Bloomberg‘s Hugh Son delves into Urban Lending, the fraudulent front group/vendor that serial offender Bank of America worked with to profit from families facing foreclosure. “Instead of helping homeowners as promised under agreements with the U.S. Treasury Department, Bank of America stalled them with repeated requests for paperwork and incorrect income calculations…Tens of thousands of HAMP modifications were improperly denied by Bank of America and Urban Lending since April 2009.” Sure would be nice if somebody went to jail for this. (Image via Rolling Stone.)

Update: “As Judge Jed Rakoff recently wrote in a scathing essay in the New York Review of Books, the failure to prosecute those responsible for the biggest financial crisis since the Great Depression ‘must be judged one of the more egregious failures of the criminal justice system in many years.'” In very related news, David Dayen makes the case for Jamie Dimon’s long-overdue perp walk. “Open the business pages at random and they often read like the police blotter.”

Still Too Big to Jail.

“‘I think that there is a great sense of frustration and a sense of injustice that the laws have not been enforced in the way most Americans think they should have been,’ said Miller, who wrote the report’s chapter on regulatory enforcement. He notes that 79% of Americans ‘think more bankers and other financial executives should have been criminally prosecuted for their role in the financial crisis.'”

A welcome new report drafted by Americans for Financial Reform and Mike Konczal and championed by Senator Elizabeth Warren makes the much-needed case for further financial reform.“Today, the four biggest banks are 30% larger than they were five years ago. And the five largest banks now hold more than half of the total banking assets in the country.”

At the moment, Hillary Clinton’s 2016 ascendancy to the Democratic nomination, and subsequently the presidency, is looking like a virtual lock. But if Clinton really wants to nip a serious 2016 primary challenge in the bud, she’d start moving to the left on these matters. I’m not holding my breath. (Striking Guy Fawkes Day “Million Mask March” pic above via the OWS Twitter feed.)

Endless Summers.

“Finally we have Summers’ role in the 2008-2009 financial crisis. Summers was one of the people who pushed the Democrats in Congress to accept the no (real) conditions TARP bailout given to them by Henry Paulson. Once in the White House he was the staunch defender of the bankrupt banks belligerently challenging anyone who proposed letting the market work its magic and put these behemoths out of our misery. As a result of Summers’ work the too big to fail banks are bigger and more profitable than ever.”

As Summers supporters — including the President — try to push him for Federal Reserve Chairman (over the more experienced Janet Yellen), Dean Baker asks the obvious question: At this late date, why, exactly, should Larry Summers be head of anything? “In short, if we look at Larry Summers track record in dealing with crises it is pretty abysmal. But on attendance, he gets an ‘A.'”
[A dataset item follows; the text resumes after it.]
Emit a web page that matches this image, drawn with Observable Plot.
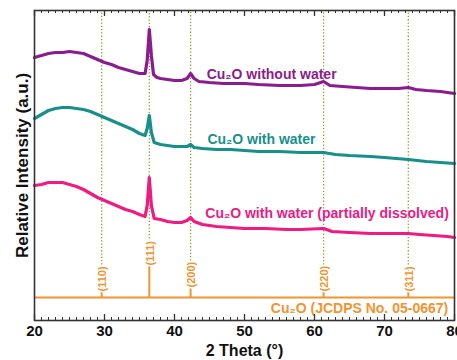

Seriously, how many more times does this guy have to be wrong? And why pick for Fed Chair someone, as Sheila Bair succinctly put it, who was clearly “part of the deregulatory cabal that got us into the 2008 financial crisis?”

And, let’s be clear: Even putting that trillion-dollar fiasco aside — other than that, Mrs. Lincoln, how was the play — from attacking Brooksley Born in the late 90’s to his embarrassing interim at Harvard (where, on top of everything else, Wonderboy lost the endowment $2 billion) to ham-stringing the 2009 stimulus out of the gate, everything Summers touches turns to lead.

But, lo, here he is once again, being force-fed to us by the usual suspects as a brilliant speaker of economic truths. Yet another classic case of failing-up in Washington, where it’s always better to be wrong and with the herd than prescient and correct.

Update: “Although Summers had been an early advocate of Warren’s idea to establish a consumer regulator to deal with abusive lending, he was rankled by the support she received from other administration officials, particularly Christina Romer, who chaired Obama’s Council of Economic Advisers.” Among his many other sins, Summers also went out of his way to block Elizabeth Warren as CFPB head — a bureau she in effect created — apparently because of personal pique. So, yeah, let’s put this guy in charge. He is so SMRT!